Twists and Turns in Layered Materials

Chris Ewels / Jean Rouxel Institute of Materials in Nantes, University of Nantes, France

September 26, 2024

Online live talk

Introduction

This talk will explore folds and dislocations in layered materials. 2D-layered materials are at the heart of the nanomaterials revolution and while defects dominate their behaviour, research typically focuses on point defects. However, linear defects like folds and dislocations are common and observed in all layered materials.  The intrinsic anisotropy of low dimensional carbon nanoobjects such as graphene opens up possibilities for structural distortion and behavior not available to three-dimensional crystals.  Different dislocation orientation results in families of radically different structure types which exploit the available out-of-plane dimension [1,2].  For example folding creates distinct Raman spectroscopic signatures [3] and can lead to local band gap variation in layered materials such as boron nitride [4]. Folded, rolled, distorted and rippled sheets are interesting, not only in themselves, but also for the void spaces they create. There are a number of ways carbon can be used to confine other materials, either modifying bulk behavior or inducing unique low-dimensional change in the materials they are hosting [5].  Examples we will explore in the talk include the formation of new 1D material phases of intercalants such as phosphorus [6].

Figure 1: (top) Experimental image of phosphorus filled single walled carbon nanotube
(bottom) collapsed carbon nanotube with filling of the edge cavities.

References:
[1] M. Heggie et al.

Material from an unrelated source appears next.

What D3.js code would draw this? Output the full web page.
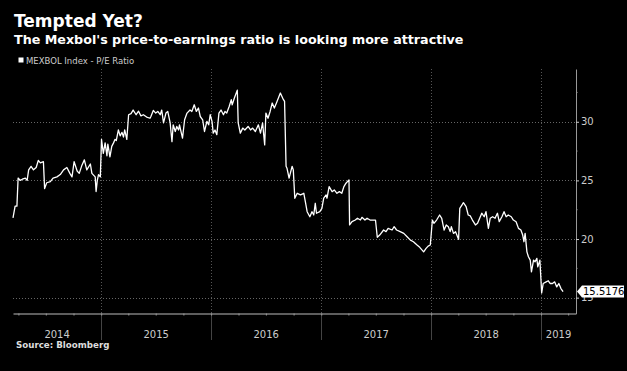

J. Nucl. Mater. 2011, 413, 150, doi: 10.1016/j.jnucmat.2011.04.015.
[2] J. McHugh et al. Carbon 2022, 188, 401, doi: 10.1016/j.carbon.2021.11.072.
[3] E. Picheau et al. ACS Nano 2021, 15, 596, doi: 10.1021/acsnano.0c06048.
[4] A. Impellizzeri et al. J. Phys. Chem. C 2022, 126, 17746, doi: 10.1021/acs.jpcc.2c05549.
[5] D. Rybkovskiy et al. Carbon 2018, 142, 123, doi: 10.1016/j.carbon.2018.10.049.
[6] D. Rybkovskiy et al. ACS Nano 2022, 16, 6002, doi: 10.1021/acsnano.1c11349.
[7] Full publication list available with pdf links from https://chrisewels.github.io/ewels.info/

Chris Ewels

graduated from Oxford University in 1993 in “Metallurgy and the Science of Materials”. After a Ph.D. in 1997 from the University of Exeter UK, for computational studies of oxygen defects in silicon, he moved to Sussex University where he worked on radiation induced defects in graphite and carbon nanosystems. At Sussex he joined the Vega Science Trust with Sir Harry Kroto, where he created an online science TV channel and developed a passion for public communication of science. In Paris he worked at the national aerospace research facilities ONERA, and was then a Marie Curie Individual Research Fellow at the Université Paris Sud within the electron microscopy group of Professor Christian Colliex.  In 2006 he received the European Marie Curie Excellence Award and in the same year jointed the CNRS at the Institute of Materials in Nantes, becoming Directeur de Recherche in 2015.  His work focuses on computer modelling of nanoscale carbons in close collaboration with experimental colleagues. He has authored over 200 journal publications including nine book chapters, and is on the Stanford University list top 2% most cited active scientists.  His interest in science communication continues, with Web videos he has commissioned and produced now viewed over 1.5 million times.  He is now joint head of the Physics of Materials and Nanostructures group at the IMN, coordinates nanocarbon initiatives at the local, regional, national and European level, and is actively building European research networks for both Nantes University (MaterialWell) and the regional CNRS (as DR17 European Science Advisor).